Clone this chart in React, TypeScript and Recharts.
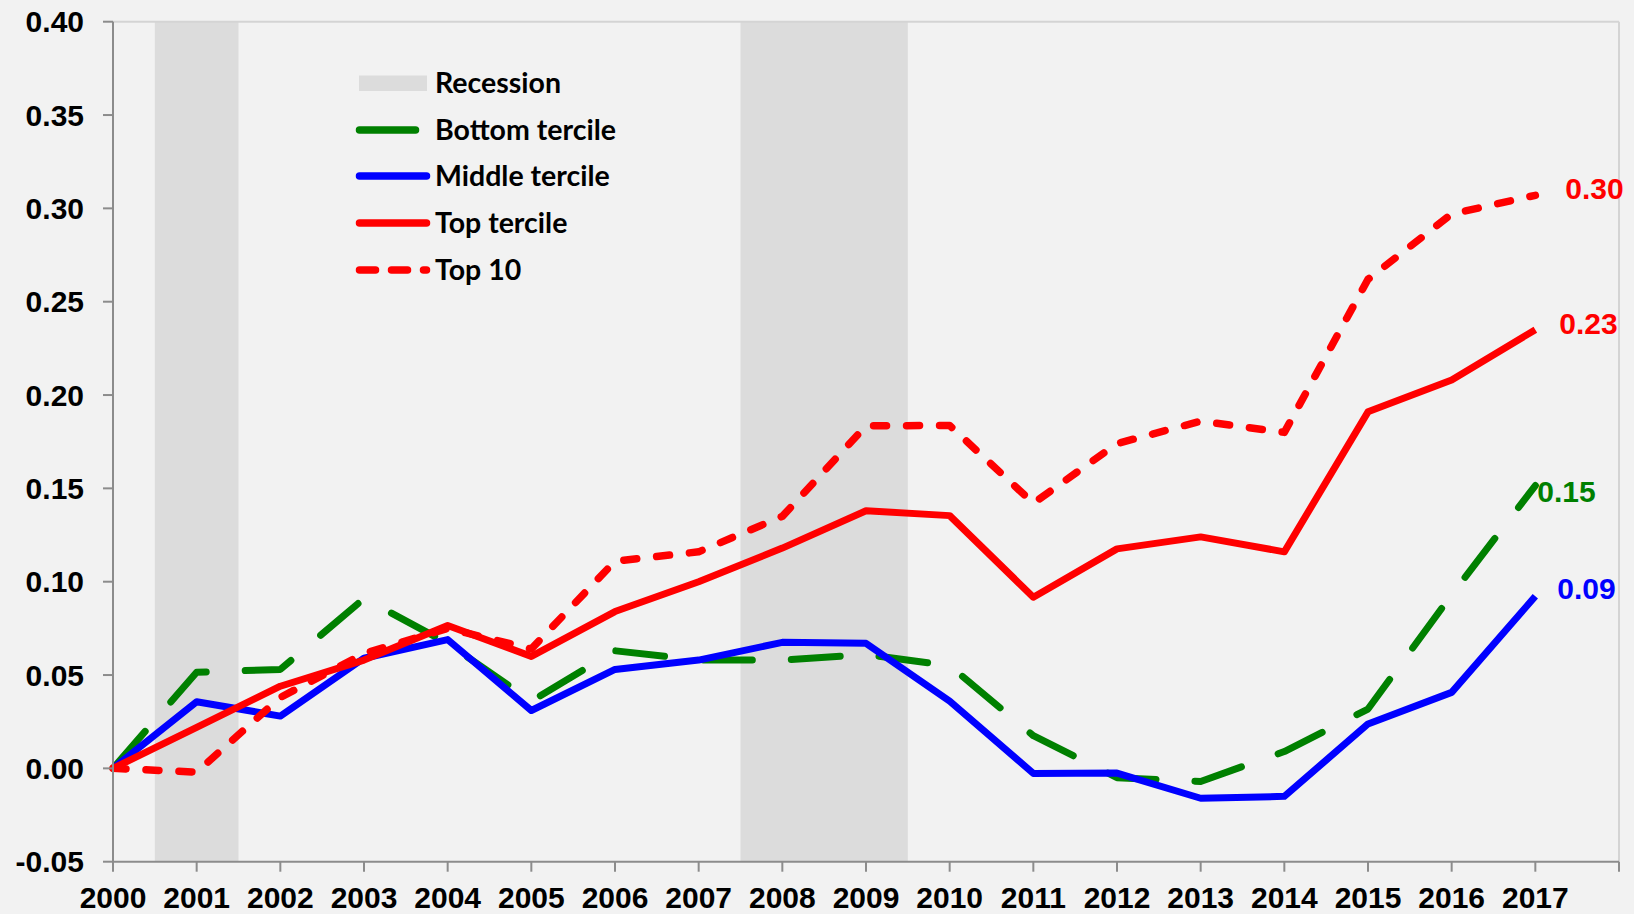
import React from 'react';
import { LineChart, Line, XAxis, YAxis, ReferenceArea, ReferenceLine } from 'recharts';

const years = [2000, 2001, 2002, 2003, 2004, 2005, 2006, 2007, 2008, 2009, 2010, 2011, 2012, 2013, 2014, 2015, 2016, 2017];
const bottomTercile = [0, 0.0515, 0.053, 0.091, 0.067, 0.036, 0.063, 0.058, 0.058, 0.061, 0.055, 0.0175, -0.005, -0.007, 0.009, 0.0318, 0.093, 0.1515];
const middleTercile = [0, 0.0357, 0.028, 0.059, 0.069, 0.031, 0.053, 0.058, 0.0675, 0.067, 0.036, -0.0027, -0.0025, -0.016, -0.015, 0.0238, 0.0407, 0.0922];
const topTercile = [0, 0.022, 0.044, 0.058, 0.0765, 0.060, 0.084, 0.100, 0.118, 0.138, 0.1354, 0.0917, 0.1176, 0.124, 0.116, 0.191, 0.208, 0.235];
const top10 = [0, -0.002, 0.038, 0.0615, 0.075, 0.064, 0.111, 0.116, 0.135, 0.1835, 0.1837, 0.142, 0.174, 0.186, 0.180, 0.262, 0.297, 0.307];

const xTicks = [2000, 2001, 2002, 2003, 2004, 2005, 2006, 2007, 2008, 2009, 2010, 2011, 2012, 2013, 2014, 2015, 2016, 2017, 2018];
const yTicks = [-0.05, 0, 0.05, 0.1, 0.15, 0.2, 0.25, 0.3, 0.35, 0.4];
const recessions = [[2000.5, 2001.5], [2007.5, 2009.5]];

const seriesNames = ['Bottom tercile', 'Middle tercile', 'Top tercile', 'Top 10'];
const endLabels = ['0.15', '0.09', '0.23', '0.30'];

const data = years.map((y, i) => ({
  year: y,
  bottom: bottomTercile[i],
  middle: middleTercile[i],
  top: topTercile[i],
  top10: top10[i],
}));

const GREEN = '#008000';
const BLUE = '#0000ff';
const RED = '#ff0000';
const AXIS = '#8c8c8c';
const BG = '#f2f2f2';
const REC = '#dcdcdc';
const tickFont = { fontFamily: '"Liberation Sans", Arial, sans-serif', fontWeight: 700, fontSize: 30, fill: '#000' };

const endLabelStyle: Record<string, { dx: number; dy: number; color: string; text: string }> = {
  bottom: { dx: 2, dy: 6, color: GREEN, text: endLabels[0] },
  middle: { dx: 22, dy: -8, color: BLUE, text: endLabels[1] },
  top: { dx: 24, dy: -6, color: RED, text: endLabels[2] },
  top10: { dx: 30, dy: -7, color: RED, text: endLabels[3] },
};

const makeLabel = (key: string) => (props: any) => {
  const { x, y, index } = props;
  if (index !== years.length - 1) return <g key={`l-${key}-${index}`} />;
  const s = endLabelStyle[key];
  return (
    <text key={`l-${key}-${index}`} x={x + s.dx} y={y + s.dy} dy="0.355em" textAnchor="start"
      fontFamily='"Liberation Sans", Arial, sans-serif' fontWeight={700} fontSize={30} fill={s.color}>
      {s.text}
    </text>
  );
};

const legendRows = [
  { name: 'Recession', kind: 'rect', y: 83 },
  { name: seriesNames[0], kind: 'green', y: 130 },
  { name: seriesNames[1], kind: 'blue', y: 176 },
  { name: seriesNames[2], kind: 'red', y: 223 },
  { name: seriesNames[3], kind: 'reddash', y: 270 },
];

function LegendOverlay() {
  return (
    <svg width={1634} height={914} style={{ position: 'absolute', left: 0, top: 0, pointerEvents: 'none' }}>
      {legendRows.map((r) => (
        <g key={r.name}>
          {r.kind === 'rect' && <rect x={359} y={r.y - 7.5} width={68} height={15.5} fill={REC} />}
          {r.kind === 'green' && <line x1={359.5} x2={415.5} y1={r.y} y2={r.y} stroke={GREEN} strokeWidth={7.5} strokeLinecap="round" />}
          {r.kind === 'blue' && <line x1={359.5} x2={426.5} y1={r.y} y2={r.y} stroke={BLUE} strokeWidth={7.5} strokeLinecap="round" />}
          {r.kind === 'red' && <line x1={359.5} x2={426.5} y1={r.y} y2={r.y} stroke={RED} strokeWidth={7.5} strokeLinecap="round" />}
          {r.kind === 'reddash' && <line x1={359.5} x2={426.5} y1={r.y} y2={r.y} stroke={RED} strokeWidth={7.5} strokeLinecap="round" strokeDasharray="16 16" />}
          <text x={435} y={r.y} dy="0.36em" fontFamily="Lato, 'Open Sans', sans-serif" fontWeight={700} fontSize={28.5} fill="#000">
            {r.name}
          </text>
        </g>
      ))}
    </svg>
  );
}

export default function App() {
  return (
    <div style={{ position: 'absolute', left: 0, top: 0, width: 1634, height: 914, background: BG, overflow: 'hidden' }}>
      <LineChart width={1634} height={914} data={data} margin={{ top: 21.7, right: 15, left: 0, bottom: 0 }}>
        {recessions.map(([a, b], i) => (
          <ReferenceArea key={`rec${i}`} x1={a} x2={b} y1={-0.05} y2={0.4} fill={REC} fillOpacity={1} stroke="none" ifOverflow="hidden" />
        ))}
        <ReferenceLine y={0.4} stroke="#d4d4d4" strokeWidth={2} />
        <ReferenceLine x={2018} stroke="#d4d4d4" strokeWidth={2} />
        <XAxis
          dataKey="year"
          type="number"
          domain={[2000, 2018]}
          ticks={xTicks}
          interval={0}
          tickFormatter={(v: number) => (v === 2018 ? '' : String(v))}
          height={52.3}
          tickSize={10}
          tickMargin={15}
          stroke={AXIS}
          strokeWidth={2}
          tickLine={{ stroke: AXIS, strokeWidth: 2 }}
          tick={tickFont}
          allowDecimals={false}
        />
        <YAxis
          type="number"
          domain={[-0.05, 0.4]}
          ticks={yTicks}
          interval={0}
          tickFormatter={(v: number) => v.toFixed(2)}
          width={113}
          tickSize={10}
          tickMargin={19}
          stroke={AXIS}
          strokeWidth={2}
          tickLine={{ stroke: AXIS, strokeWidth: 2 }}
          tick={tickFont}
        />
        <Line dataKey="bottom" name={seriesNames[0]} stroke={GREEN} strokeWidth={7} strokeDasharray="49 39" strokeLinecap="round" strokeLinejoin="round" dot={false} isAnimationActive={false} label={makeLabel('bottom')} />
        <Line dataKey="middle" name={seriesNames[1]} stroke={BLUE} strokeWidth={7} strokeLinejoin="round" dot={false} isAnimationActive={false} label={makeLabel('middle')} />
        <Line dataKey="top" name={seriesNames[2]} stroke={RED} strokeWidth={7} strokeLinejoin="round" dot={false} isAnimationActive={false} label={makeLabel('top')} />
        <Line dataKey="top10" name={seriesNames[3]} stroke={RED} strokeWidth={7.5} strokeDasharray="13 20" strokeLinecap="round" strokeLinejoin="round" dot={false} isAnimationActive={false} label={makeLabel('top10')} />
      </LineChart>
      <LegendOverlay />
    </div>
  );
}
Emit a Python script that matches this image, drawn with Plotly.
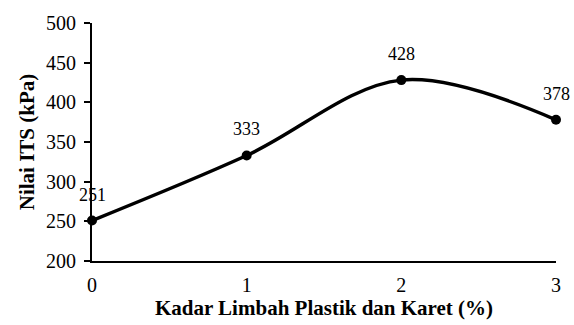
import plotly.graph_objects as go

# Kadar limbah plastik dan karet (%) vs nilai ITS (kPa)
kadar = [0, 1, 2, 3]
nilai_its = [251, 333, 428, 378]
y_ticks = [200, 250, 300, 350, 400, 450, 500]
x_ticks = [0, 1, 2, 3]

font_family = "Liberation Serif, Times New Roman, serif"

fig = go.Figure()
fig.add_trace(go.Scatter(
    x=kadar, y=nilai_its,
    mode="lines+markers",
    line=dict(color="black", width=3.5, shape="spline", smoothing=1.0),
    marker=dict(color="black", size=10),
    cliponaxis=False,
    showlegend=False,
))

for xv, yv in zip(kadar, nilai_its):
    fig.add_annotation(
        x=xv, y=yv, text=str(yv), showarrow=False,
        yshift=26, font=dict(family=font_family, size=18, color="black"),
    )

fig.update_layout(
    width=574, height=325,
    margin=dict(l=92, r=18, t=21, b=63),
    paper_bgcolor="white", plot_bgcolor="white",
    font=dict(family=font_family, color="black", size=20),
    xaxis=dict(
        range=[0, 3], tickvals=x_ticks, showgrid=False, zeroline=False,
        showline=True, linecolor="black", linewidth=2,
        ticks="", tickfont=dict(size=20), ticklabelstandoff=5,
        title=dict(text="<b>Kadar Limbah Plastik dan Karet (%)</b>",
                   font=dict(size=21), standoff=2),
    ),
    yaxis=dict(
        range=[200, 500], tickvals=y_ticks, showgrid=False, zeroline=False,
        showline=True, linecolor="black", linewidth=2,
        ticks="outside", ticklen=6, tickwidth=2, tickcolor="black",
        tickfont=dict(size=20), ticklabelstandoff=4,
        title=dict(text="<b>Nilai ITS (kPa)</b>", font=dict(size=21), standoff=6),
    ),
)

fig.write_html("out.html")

::::

INSTRUCTIONS FOR THE TASK =>
Repeat, with no pictures, each line from the beginning of the data through the line containing "YAxis, ReferenceArea, ReferenceLine", inclusive.

SOLUTION TO THIS TASK =>
Clone this chart in React, TypeScript and Recharts.
import React from 'react';
import { LineChart, Line, XAxis, YAxis, ReferenceArea, ReferenceLine } from 'recharts';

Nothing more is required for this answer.